Column – Wyeth still helps adventure books come alive

N.C. Wyeth. For me, that one name, like magic, summons up all of the pleasures of summer reading.

By: Dennis Dalman, Alexandria Echo Press

N.C. Wyeth.

For me, that one name, like magic, summons up all of the pleasures of summer reading.

Wyeth was a great American artist who illustrated many of my favorite books from my childhood: Treasure Island, Kidnapped, The Black Arrow, The Last of the Mohicans and Robinson Crusoe – to name just five. They were all part of the Scribner’s Illustrated Classics series. While reading them, every 30 pages or so, I would be treated to a dazzling Wyeth illustration in full color, bursting with action, adventure and drama.

Any bookworm my age, I’m sure, fondly remembers the Scribner’s Classics, which were the quintessential boys’ adventure books – indelible artifacts from childhood.

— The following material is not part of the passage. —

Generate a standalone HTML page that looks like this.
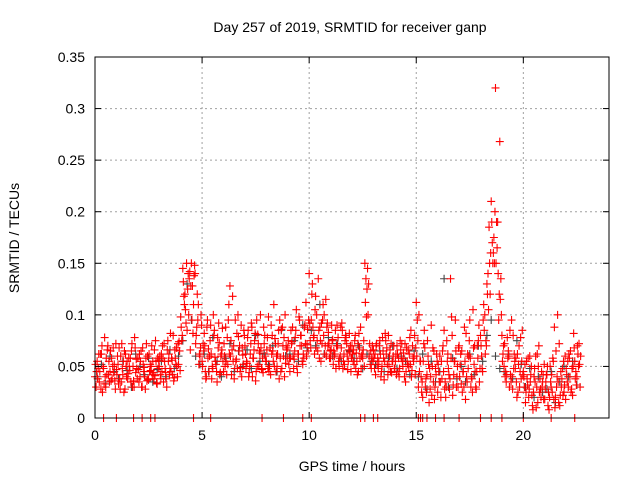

One that I can still see in my mind’s eye is from Robert Louis Stevenson’s Treasure Island, a book I never tired of reading. The illustration I’m referring to depicts the peg-legged Long John Silver, parrot on his shoulder, leading young Jim Hawkins hurriedly across a rocky landscape. The two hurrying figures are in a foreground shadow, silhouetted against a background rocky cliff that is ablaze with the golden-orange brilliance of late-afternoon sun. It’s a typical Wyeth illustration – the way it captures a heightened moment of action in a landscape animated by iridescent colors and moody contrasts of light and dark.

Wyeth had a genius for capturing in images the adventures in those adventure books. And what I treasured most about those illustrations is that they welcomed me into the books, making them come alive, their excitement and commotion leaping right off the pages. They also made it possible for me to picture vividly the ambience of those books – landscapes, castles, the way people looked and dressed in those exciting kingdoms of imagination.

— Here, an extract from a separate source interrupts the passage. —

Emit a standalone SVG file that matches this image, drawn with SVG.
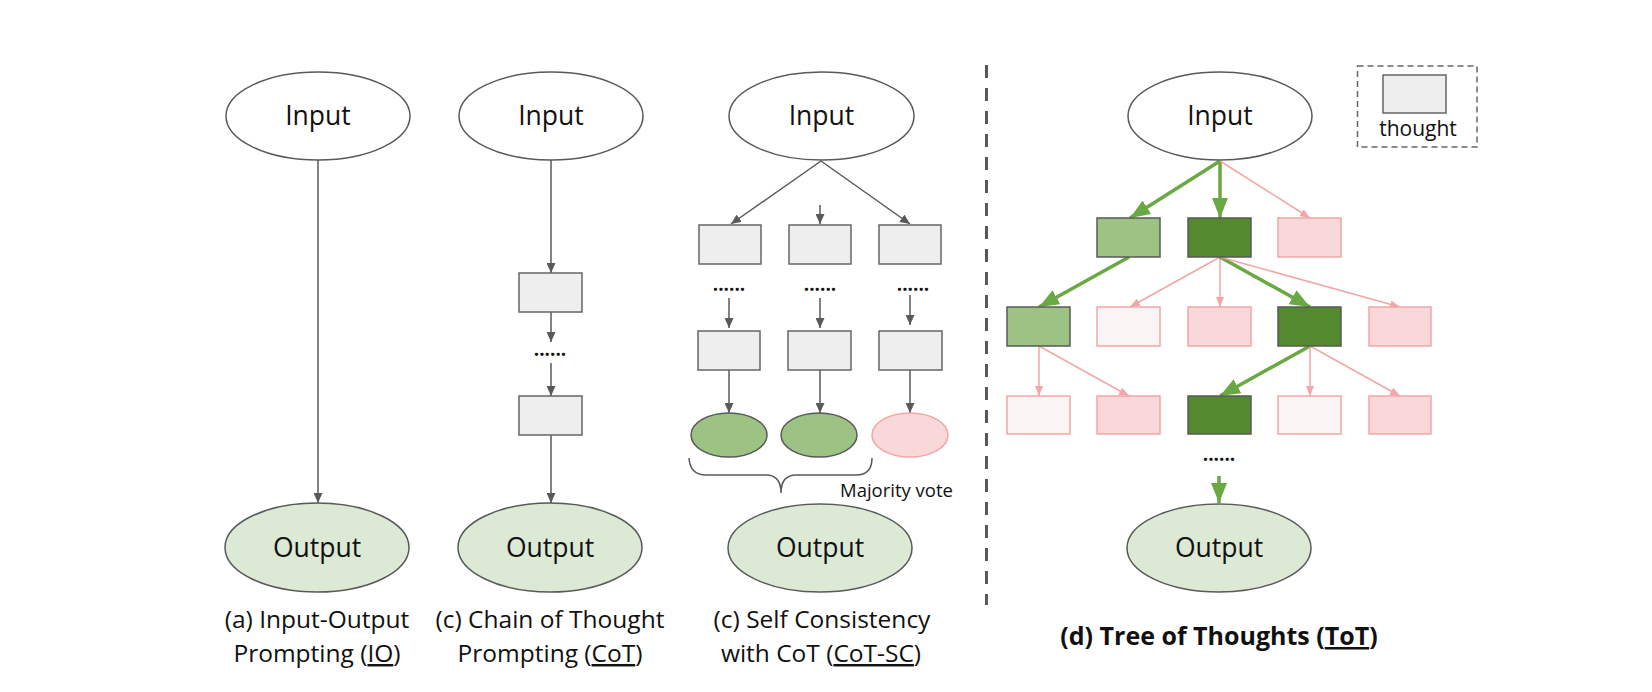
<svg xmlns="http://www.w3.org/2000/svg" width="1652" height="692" viewBox="0 0 1652 692">
<defs>
<style>
text{font-family:"Open Sans","Liberation Sans",sans-serif;fill:#111;}
.node{font-size:26.5px;text-anchor:middle;}
.cap{font-size:24.5px;text-anchor:middle;}
.dots{font-size:19px;text-anchor:middle;font-weight:bold;}
.in{fill:#fff;stroke:#595959;stroke-width:1.5;}
.out{fill:#dce9d5;stroke:#595959;stroke-width:1.5;}
.th{fill:#eeeeee;stroke:#666;stroke-width:1.5;}
.lg{fill:#9dc384;stroke:#595959;stroke-width:1.5;}
.dg{fill:#538a2f;stroke:#595959;stroke-width:1.5;}
.pk{fill:#f8d8d8;stroke:#f2a6a6;stroke-width:1.5;}
.vp{fill:#fbf4f4;stroke:#f2a6a6;stroke-width:1.5;}
.ga{stroke:#595959;stroke-width:1.5;fill:none;marker-end:url(#mg);}
.gr{stroke:#6aa843;stroke-width:3.5;fill:none;marker-end:url(#mG);}
.pa{stroke:#f2a6a6;stroke-width:1.5;fill:none;marker-end:url(#mp);}
</style>
<marker id="mg" markerUnits="userSpaceOnUse" markerWidth="10" markerHeight="9" refX="10" refY="4.5" orient="auto"><path d="M0,0 L10,4.5 L0,9 z" fill="#595959"/></marker>
<marker id="mG" markerUnits="userSpaceOnUse" markerWidth="20" markerHeight="16" refX="20" refY="8" orient="auto"><path d="M0,0 L20,8 L0,16 z" fill="#6aa843"/></marker>
<marker id="mp" markerUnits="userSpaceOnUse" markerWidth="10" markerHeight="8" refX="10" refY="4" orient="auto"><path d="M0,0 L10,4 L0,8 z" fill="#f2a6a6"/></marker>
</defs>

<g id="connectors">
<line class="ga" x1="318" y1="160" x2="318" y2="503"/>
<line class="ga" x1="551" y1="160" x2="551" y2="273"/>
<line class="ga" x1="551" y1="312" x2="551" y2="342"/>
<line class="ga" x1="551" y1="363" x2="551" y2="396"/>
<line class="ga" x1="551" y1="435" x2="551" y2="503"/>
<line class="ga" x1="821" y1="161" x2="731" y2="224"/>
<line class="ga" x1="821" y1="161" x2="910" y2="224"/>
<line class="ga" x1="820" y1="205" x2="820" y2="224"/>
<line class="ga" x1="729" y1="298" x2="729" y2="328"/>
<line class="ga" x1="820" y1="298" x2="820" y2="328"/>
<line class="ga" x1="910" y1="295" x2="910" y2="325"/>
<line class="ga" x1="729" y1="370" x2="729" y2="413"/>
<line class="ga" x1="820" y1="370" x2="820" y2="413"/>
<line class="ga" x1="910" y1="370" x2="910" y2="413"/>
<line class="gr" x1="1220" y1="161" x2="1130" y2="218"/>
<line class="gr" x1="1220" y1="161" x2="1220" y2="218"/>
<line class="pa" x1="1220" y1="161" x2="1310" y2="218"/>
<line class="gr" x1="1129" y1="257" x2="1039" y2="307"/>
<line class="pa" x1="1220" y1="257" x2="1130" y2="307"/>
<line class="pa" x1="1220" y1="257" x2="1220" y2="307"/>
<line class="gr" x1="1220" y1="257" x2="1310" y2="307"/>
<line class="pa" x1="1220" y1="257" x2="1400" y2="307"/>
<line class="pa" x1="1039" y1="346" x2="1039" y2="396"/>
<line class="pa" x1="1039" y1="346" x2="1129" y2="396"/>
<line class="gr" x1="1310" y1="346" x2="1220" y2="396"/>
<line class="pa" x1="1310" y1="346" x2="1310" y2="396"/>
<line class="pa" x1="1310" y1="346" x2="1400" y2="396"/>
<line class="gr" x1="1219" y1="476" x2="1219" y2="503"/>
</g>

<line x1="986.5" y1="65" x2="986.5" y2="605" stroke="#595959" stroke-width="3" stroke-dasharray="13 10"/>

<g id="io-input"><ellipse class="in" cx="318" cy="116" rx="92" ry="44"/><text class="node" x="318" y="125">Input</text></g>
<g id="io-output"><ellipse class="out" cx="317" cy="547.5" rx="92" ry="44.5"/><text class="node" x="317" y="557">Output</text></g>
<g id="io-caption"><text class="cap" x="317" y="628">(a) Input-Output</text><text class="cap" x="317" y="662">Prompting (<tspan text-decoration="underline">IO</tspan>)</text></g>

<g id="cot-input"><ellipse class="in" cx="551" cy="116" rx="92" ry="44"/><text class="node" x="551" y="125">Input</text></g>
<g id="cot-t1"><rect class="th" x="519" y="273" width="63" height="39"/></g>
<g id="cot-dots"><text class="dots" x="550" y="356">......</text></g>
<g id="cot-t2"><rect class="th" x="519" y="396" width="63" height="39"/></g>
<g id="cot-output"><ellipse class="out" cx="550" cy="547.5" rx="92" ry="44.5"/><text class="node" x="550" y="557">Output</text></g>
<g id="cot-caption"><text class="cap" x="550" y="628">(c) Chain of Thought</text><text class="cap" x="550" y="662">Prompting (<tspan text-decoration="underline">CoT</tspan>)</text></g>

<g id="sc-input"><ellipse class="in" cx="821.5" cy="116" rx="92.5" ry="44"/><text class="node" x="821.5" y="125">Input</text></g>
<g id="sc-a1"><rect class="th" x="699" y="225" width="62" height="39"/></g>
<g id="sc-b1"><rect class="th" x="789" y="225" width="62" height="39"/></g>
<g id="sc-c1"><rect class="th" x="879" y="225" width="62" height="39"/></g>
<g id="sc-dots"><text class="dots" x="729" y="291">......</text><text class="dots" x="820" y="291">......</text><text class="dots" x="913" y="291">......</text></g>
<g id="sc-a2"><rect class="th" x="698" y="331" width="62" height="39"/></g>
<g id="sc-b2"><rect class="th" x="788" y="331" width="63" height="39"/></g>
<g id="sc-c2"><rect class="th" x="879" y="331" width="63" height="39"/></g>
<g id="sc-ra"><ellipse cx="729" cy="435" rx="38" ry="22" fill="#9dc384" stroke="#595959" stroke-width="1.5"/></g>
<g id="sc-rb"><ellipse cx="819" cy="435" rx="38" ry="22" fill="#9dc384" stroke="#595959" stroke-width="1.5"/></g>
<g id="sc-rc"><ellipse cx="910" cy="435" rx="38" ry="22" fill="#f8d8d8" stroke="#f2a6a6" stroke-width="1.5"/></g>
<g id="sc-brace"><path d="M689,458 Q690,475 706,475 L766,475 Q781,475 781,493 Q781,475 796,475 L856,475 Q872,475 872,458" fill="none" stroke="#595959" stroke-width="1.5"/></g>
<g id="sc-vote"><text x="840" y="497" font-size="18.5">Majority vote</text></g>
<g id="sc-output"><ellipse class="out" cx="820" cy="548" rx="92" ry="44"/><text class="node" x="820" y="557">Output</text></g>
<g id="sc-caption"><text class="cap" x="822" y="628">(c) Self Consistency</text><text class="cap" x="821" y="662">with CoT (<tspan text-decoration="underline">CoT-SC</tspan>)</text></g>

<g id="legend"><rect x="1357.5" y="66" width="119.5" height="81" fill="none" stroke="#666" stroke-width="1.5" stroke-dasharray="6 4"/><rect class="th" x="1383" y="75" width="63" height="38"/><text x="1418" y="136" font-size="21" text-anchor="middle">thought</text></g>
<g id="tot-input"><ellipse class="in" cx="1220" cy="116" rx="92" ry="44"/><text class="node" x="1220" y="125">Input</text></g>
<g id="tot-a"><rect class="lg" x="1097" y="218" width="63" height="39"/></g>
<g id="tot-b"><rect class="dg" x="1188" y="218" width="63" height="39"/></g>
<g id="tot-c"><rect class="pk" x="1278" y="218" width="63" height="39"/></g>
<g id="tot-d"><rect class="lg" x="1007" y="307" width="63" height="39"/></g>
<g id="tot-e"><rect class="vp" x="1097" y="307" width="63" height="39"/></g>
<g id="tot-f"><rect class="pk" x="1188" y="307" width="63" height="39"/></g>
<g id="tot-g"><rect class="dg" x="1278" y="307" width="63" height="39"/></g>
<g id="tot-h"><rect class="pk" x="1369" y="307" width="62" height="39"/></g>
<g id="tot-i"><rect class="vp" x="1007" y="396" width="63" height="38"/></g>
<g id="tot-j"><rect class="pk" x="1097" y="396" width="63" height="38"/></g>
<g id="tot-k"><rect class="dg" x="1188" y="396" width="63" height="38"/></g>
<g id="tot-l"><rect class="vp" x="1278" y="396" width="63" height="38"/></g>
<g id="tot-m"><rect class="pk" x="1369" y="396" width="62" height="38"/></g>
<g id="tot-dots"><text class="dots" x="1219" y="461">......</text></g>
<g id="tot-output"><ellipse class="out" cx="1219" cy="548" rx="92" ry="44"/><text class="node" x="1219" y="557">Output</text></g>
<g id="tot-caption"><text x="1219" y="645" font-size="25" font-weight="bold" text-anchor="middle">(d) Tree of Thoughts (<tspan text-decoration="underline">ToT</tspan>)</text></g>
</svg>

There’s an illustration of Robinson Crusoe standing shipwrecked on his lonely island, the vast blue sea beyond him and the faraway horizon’s clouds emphasizing his lonely island fate.

There is the sinister – even terrifying – illustration of blind-man Pew in Treasure Island, his cloak billowing as he stumbles down a night road, the inn behind him, an inky sky dotted with stars above him.

In yet another, there stands the re-awakened Rip Van Winkle, haggard and shabby, standing in the doorway of a house gone to ruin.

And those clouds! Nobody could paint clouds as eye-popping as Wyeth. Great big billowing clouds, blazing with light or scowling with storms, as if they themselves are characters in the book. Such towering clouds embody the conflicts, the drama, the magnificence of the adventures they illustrate.

On summer days, friends and I would walk down elm-lined 5th Avenue to the Carnegie-style library in St. Cloud. We’d carry home armloads of books, and more often than not I would have in my heavy stack one of the Wyeth-illustrated Scribner’s Classics. As I read them avidly in the shade of our backyard oak tree or sometimes up in our neighborhood tree house, a gentle summer breeze would waft the smell of the books to my nose – that wonderful aroma of book-binding glue. To this day, I associate that smell with the pleasure of reading.

Every summer, I read one of those books from those happy summer days. Last year I re-read, for the umpteenth time, Treasure Island. This summer, just now, I’m re-reading Kidnapped, which is another timeless Stevenson novel.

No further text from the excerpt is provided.